Today's Route: GPS Tracks
I didn't really think I was going to die, but this admittedly far fetched thought did cross my mind today. First off, there were the dogs. I sprinted away from no fewer than three surely rabid mongrels. The Appalachia mountain people apparently aren't shooting at strangers any longer, or dropping stones on them from bridges, but a remarkable number of them leave their dogs untethered. Serendipitously, rear panniers turn out to be excellent protection against dogs trying to sink their teeth into one's leg. Dog ownership rates appear to be at least as high as in Hoboken - by this I mean seemingly every household has a dog - except that mountain people tend to have several dogs. Then there was the cold and the heavy rain. I'm prepared for rain. I'm prepared for cold. But for the sole reason my gloves aren't waterproof, I'm not prepared for both. I can ride w/ wet warm hands, but cold wet hands = fingers that don't work well. It got so bad I couldn't switch gears w/o using my entire hand, and when I finally found a place to stop for lunch (read: warm up and figure out how to get to my hotel), I literally couldn't hold my sandwich. In addition to the dogs, and the cold, and the rain, there was the unexpected three mile dirt road into unknown mountains, the GPS that indicated I was not on a road, the iphone with no reception when I needed it most, the unfamiliar rural poverty, and the general sense that green minded bicyclists pedaling from NYC to San Francisco are not embraced in the heart of coal country. All these factors contributed to a heightened level of anxiety.

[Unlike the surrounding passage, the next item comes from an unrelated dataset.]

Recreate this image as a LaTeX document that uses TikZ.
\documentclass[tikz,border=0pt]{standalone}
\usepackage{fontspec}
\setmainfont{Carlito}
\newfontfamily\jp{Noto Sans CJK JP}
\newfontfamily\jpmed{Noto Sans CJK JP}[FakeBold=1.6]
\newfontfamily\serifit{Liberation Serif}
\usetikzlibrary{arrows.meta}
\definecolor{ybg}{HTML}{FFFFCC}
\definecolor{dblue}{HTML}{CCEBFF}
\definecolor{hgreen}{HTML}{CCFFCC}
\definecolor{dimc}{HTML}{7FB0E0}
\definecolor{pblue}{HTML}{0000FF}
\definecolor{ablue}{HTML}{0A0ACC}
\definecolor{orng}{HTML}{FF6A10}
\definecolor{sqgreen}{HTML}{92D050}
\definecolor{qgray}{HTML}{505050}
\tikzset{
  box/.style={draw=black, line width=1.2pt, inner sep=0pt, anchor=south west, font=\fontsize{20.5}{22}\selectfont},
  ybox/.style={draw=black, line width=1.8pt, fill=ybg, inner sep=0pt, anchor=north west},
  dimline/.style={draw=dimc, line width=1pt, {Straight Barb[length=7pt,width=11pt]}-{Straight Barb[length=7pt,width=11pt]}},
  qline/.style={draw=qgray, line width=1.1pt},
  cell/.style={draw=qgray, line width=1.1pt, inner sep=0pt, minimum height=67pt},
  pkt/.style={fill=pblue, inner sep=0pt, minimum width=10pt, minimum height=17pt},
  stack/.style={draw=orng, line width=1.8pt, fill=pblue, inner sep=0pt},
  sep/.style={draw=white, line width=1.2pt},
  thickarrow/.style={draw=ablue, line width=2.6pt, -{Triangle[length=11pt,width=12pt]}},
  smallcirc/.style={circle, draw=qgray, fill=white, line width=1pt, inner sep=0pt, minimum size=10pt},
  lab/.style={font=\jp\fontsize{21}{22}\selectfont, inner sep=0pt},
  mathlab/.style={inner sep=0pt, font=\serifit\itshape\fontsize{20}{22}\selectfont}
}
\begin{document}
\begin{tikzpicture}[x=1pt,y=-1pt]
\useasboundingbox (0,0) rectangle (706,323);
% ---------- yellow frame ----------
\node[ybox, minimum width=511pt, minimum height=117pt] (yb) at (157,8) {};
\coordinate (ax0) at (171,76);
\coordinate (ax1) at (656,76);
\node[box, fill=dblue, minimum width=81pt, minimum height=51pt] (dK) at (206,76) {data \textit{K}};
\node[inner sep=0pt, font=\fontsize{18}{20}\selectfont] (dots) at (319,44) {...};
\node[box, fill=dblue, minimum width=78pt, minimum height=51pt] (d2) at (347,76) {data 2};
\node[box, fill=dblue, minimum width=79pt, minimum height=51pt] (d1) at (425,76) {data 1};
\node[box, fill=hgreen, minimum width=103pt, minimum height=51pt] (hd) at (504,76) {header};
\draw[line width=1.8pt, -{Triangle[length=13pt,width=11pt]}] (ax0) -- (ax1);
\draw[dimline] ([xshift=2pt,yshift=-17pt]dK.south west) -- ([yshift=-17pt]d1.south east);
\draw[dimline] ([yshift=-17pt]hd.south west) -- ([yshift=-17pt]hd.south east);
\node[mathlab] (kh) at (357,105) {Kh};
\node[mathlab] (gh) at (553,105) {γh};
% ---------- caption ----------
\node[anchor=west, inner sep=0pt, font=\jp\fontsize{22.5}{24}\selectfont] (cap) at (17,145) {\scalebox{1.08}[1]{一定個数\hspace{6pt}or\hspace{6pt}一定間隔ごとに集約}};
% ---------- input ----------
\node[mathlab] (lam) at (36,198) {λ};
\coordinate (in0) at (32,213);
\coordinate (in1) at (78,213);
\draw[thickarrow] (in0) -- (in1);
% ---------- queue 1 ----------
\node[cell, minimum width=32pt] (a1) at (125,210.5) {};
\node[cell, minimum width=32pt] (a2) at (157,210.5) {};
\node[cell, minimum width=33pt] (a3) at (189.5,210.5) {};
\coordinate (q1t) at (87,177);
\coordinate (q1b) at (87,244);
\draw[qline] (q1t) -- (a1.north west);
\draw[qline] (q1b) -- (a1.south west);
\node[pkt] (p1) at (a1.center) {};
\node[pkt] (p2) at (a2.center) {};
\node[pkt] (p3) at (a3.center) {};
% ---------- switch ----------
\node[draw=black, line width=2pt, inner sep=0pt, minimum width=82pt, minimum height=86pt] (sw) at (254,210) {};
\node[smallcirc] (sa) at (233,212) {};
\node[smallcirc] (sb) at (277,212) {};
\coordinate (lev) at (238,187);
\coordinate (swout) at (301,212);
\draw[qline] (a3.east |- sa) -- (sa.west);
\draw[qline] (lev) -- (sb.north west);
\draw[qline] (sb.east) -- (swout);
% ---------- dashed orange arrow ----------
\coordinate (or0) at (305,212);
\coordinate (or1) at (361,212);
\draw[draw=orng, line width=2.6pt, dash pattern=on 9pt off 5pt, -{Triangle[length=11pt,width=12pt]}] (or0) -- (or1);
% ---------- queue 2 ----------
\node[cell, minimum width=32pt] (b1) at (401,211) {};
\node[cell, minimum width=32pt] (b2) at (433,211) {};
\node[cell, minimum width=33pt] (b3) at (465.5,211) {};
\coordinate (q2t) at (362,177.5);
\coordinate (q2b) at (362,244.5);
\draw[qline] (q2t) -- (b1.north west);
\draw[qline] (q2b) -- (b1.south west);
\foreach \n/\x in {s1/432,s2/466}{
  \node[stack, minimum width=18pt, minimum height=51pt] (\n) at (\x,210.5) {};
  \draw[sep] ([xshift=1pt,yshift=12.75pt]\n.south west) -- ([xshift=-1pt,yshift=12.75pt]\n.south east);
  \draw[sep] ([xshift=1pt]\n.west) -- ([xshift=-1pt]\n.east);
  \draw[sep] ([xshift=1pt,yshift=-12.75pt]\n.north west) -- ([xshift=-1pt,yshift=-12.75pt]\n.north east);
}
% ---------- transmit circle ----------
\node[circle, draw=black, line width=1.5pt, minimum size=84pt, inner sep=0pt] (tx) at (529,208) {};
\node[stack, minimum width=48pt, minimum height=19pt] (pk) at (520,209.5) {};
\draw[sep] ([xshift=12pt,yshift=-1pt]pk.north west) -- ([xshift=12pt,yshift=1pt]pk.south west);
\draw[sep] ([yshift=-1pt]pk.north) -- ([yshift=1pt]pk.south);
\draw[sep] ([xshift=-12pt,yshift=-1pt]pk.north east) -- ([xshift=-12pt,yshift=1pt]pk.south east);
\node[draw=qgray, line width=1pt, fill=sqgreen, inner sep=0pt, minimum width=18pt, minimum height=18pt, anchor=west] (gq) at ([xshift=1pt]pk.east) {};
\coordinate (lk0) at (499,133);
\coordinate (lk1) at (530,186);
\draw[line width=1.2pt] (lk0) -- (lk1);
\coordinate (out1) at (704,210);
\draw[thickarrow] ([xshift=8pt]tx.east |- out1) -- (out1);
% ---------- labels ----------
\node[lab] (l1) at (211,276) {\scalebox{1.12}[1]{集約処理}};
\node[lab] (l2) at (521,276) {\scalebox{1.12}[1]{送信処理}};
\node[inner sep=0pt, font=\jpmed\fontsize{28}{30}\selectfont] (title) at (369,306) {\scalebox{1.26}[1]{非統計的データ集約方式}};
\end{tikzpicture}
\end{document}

Yet, when I did stop for lunch, I met and spoke with two very amicable coal miners. I even admitted to being in the renewable energy business. They politely and somewhat jokingly suggested I keep that info close to the chest. Coal drives this region. Hazard, where I stayed the night, has an annual Black Gold festival featuring prizes for best coal truck. The pizza place I went to for dinner had dozens of pictures on the wall, featuring generations of family and friends working in the mines. Mangled mountains, their tops sheered off to cheaply extract coal, are abundant. Coal dropped from overloaded trucks litters the streets, and falls from exposed seams alongside the road. Coal mining is not just a livelihood for people in this area, it's central to the region's culture.